Set problem: Your job is to return the lines between the line holding "Write a web" and the line holding "const nights = [39, 31, 43, 48, 37, 27, 49, 80];", inclusive, exactly and with no pictures.

Input material:
>>>>>

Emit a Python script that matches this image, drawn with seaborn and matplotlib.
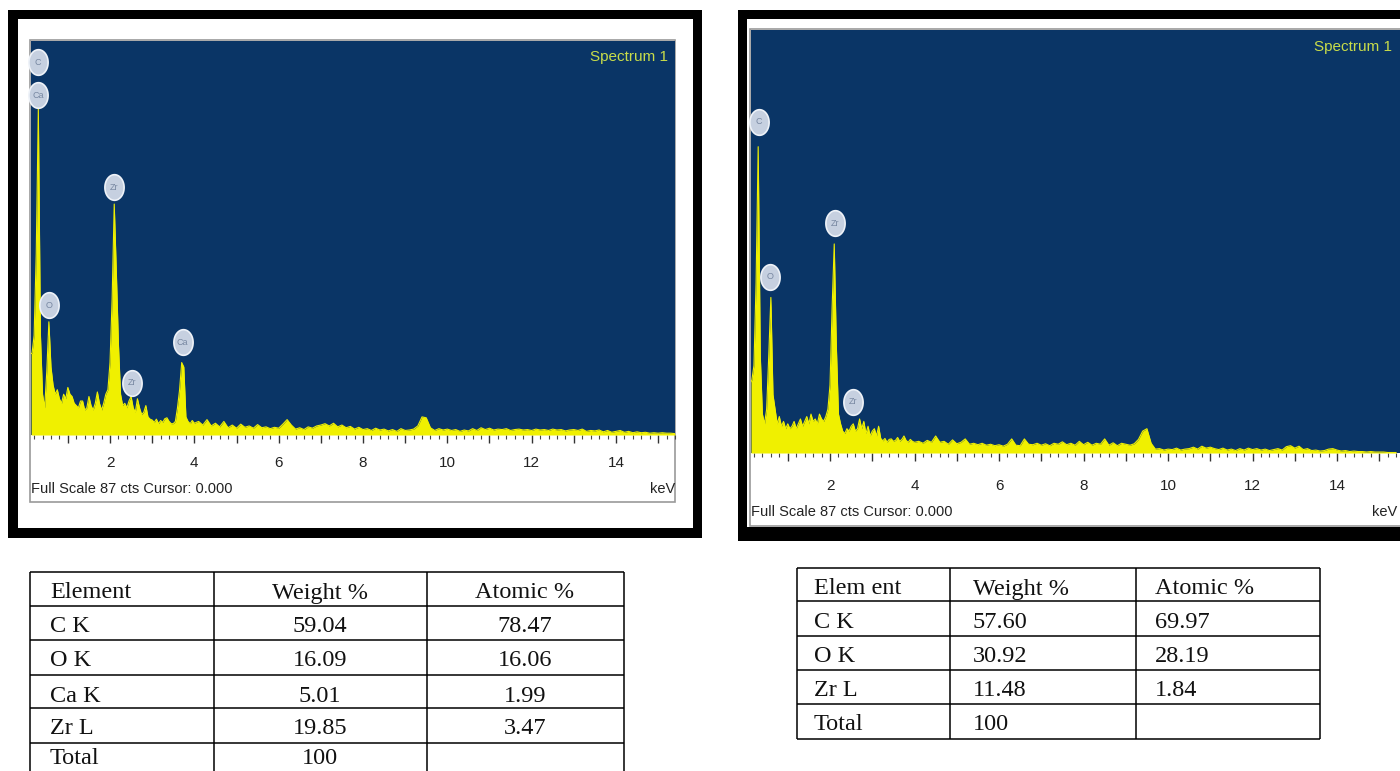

<<<<<
>>>>>

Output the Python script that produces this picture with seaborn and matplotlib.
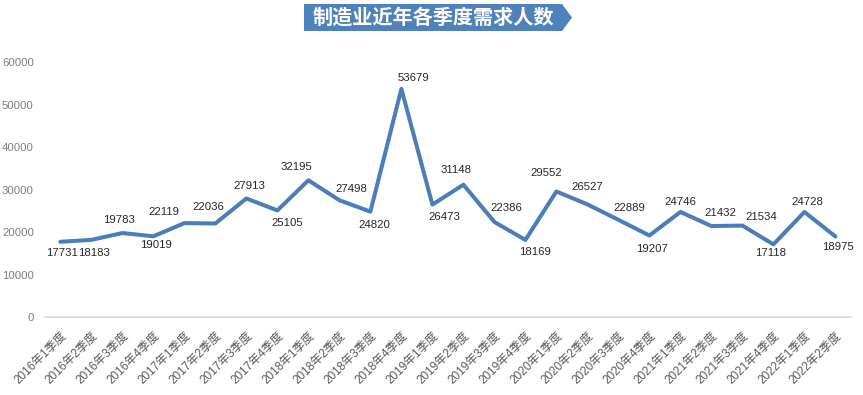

<<<<<
>>>>>

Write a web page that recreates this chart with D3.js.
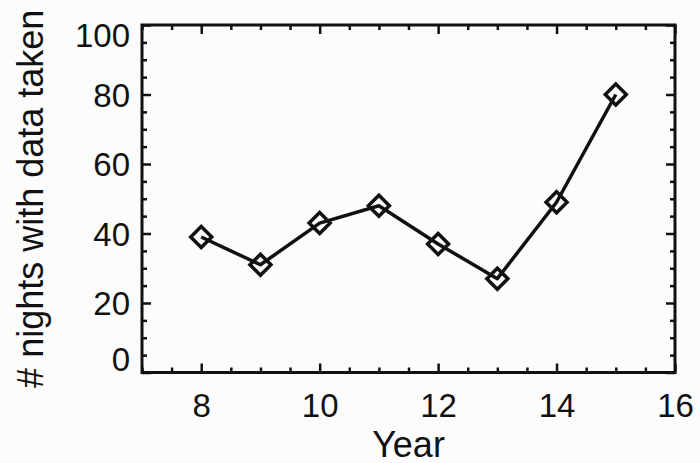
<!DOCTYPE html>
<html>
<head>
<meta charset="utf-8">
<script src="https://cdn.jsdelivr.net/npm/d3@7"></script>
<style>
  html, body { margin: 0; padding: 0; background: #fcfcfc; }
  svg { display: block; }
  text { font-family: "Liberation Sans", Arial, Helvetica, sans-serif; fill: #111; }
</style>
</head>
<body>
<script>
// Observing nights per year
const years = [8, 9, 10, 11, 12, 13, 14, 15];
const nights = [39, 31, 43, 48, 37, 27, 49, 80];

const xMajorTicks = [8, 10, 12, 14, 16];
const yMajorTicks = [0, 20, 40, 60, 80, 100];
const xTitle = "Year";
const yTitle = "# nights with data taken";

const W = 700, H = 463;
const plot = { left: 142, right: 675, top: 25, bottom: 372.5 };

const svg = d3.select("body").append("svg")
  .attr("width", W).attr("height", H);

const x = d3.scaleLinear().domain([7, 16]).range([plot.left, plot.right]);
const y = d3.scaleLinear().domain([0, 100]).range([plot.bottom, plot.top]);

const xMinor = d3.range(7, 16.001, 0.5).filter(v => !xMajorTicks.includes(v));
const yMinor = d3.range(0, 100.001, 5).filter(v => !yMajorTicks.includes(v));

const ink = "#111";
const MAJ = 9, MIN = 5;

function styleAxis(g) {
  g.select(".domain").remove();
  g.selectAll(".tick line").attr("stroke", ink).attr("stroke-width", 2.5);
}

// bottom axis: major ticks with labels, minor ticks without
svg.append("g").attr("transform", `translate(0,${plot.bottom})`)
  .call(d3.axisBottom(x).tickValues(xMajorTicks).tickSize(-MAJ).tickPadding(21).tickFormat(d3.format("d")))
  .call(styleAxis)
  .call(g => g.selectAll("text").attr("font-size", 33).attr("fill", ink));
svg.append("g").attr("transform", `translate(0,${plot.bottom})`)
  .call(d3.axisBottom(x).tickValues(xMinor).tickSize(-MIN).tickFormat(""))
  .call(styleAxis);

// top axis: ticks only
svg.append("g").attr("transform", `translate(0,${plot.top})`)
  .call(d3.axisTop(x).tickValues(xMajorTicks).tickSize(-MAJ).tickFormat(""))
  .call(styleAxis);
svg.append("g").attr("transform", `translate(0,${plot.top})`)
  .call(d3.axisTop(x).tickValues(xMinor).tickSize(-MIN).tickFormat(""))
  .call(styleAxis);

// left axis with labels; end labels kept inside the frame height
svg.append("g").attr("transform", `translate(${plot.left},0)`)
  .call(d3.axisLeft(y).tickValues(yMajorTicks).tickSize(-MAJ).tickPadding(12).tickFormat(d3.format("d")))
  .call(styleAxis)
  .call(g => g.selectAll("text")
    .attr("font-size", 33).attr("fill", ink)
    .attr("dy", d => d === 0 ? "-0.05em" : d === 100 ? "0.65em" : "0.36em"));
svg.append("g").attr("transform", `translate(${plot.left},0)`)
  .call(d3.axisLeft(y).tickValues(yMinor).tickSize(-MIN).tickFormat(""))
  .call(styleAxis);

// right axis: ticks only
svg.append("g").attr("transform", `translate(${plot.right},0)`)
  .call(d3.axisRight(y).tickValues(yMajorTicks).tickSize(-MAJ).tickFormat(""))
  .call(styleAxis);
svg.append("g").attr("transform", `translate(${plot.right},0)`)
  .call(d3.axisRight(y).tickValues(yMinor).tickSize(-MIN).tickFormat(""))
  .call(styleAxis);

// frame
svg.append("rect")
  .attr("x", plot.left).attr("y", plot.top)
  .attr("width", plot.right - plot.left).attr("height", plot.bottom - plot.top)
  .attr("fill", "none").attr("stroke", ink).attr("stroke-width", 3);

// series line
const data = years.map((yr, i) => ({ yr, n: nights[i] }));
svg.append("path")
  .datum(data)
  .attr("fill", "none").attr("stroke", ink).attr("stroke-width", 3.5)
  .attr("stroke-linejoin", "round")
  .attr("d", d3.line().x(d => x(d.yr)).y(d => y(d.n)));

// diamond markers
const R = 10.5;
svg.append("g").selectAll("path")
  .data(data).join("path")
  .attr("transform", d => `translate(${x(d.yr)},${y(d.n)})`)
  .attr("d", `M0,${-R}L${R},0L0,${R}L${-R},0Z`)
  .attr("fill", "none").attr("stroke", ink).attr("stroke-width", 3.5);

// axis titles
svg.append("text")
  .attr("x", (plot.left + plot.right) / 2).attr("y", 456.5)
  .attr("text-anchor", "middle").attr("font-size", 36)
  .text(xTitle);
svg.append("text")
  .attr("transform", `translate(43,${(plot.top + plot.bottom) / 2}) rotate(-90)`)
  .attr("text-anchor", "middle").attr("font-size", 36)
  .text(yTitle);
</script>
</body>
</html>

<<<<<

Complete output:
Write a web page that recreates this chart with D3.js.
<!DOCTYPE html>
<html>
<head>
<meta charset="utf-8">
<script src="https://cdn.jsdelivr.net/npm/d3@7"></script>
<style>
  html, body { margin: 0; padding: 0; background: #fcfcfc; }
  svg { display: block; }
  text { font-family: "Liberation Sans", Arial, Helvetica, sans-serif; fill: #111; }
</style>
</head>
<body>
<script>
// Observing nights per year
const years = [8, 9, 10, 11, 12, 13, 14, 15];
const nights = [39, 31, 43, 48, 37, 27, 49, 80];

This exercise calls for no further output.